Data Vault has over the last years becoming popular as modelling technique for data warehouse. My experience is that it has not been used widely (yet) within SAS implementations. So my questions are: Could you use SAS Data Integration for this? Is it recommended?

This article is targeted to audiences with little/no knowledge of Data Vault, nor SAS Data Integrations Studio. So bare with me if you feel that some parts seem abundantly clear.
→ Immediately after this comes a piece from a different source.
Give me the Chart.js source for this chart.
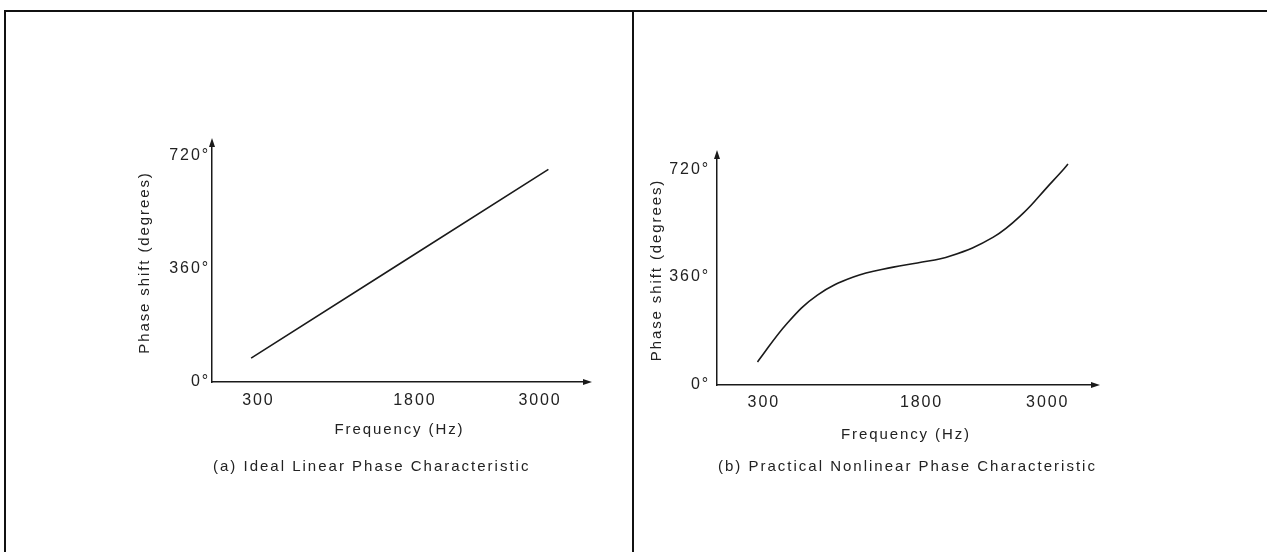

What is SAS Data Integration Studio?

SAS Data Integration Studio is an ETL tool offered by SAS Institute, and is a part of their Data Management portfolio. It lets you build and maintain metadata for databases, entities and jobs. It contains a set of standard transformations that help you with copy, map, transform and load your data. The metadata is the basis for deploying job code, which is in SAS Language. The SAS Language is a combination of:

ANSI SQL with SAS extensions
Vendor RDBMS specific SQL
Data step language
Extensive function library
Procedures for standard data and statistical tasks
Macro language to create parametrized and reusable code

What is Data Vault?

Data Vault is a data modelling paradigm, first presented by Dan Linstedt. It is aimed for the atomic layer of a data warehouse. And it was developed to answer some of the problems that modelling a data warehouse using the Third normal form (3NF).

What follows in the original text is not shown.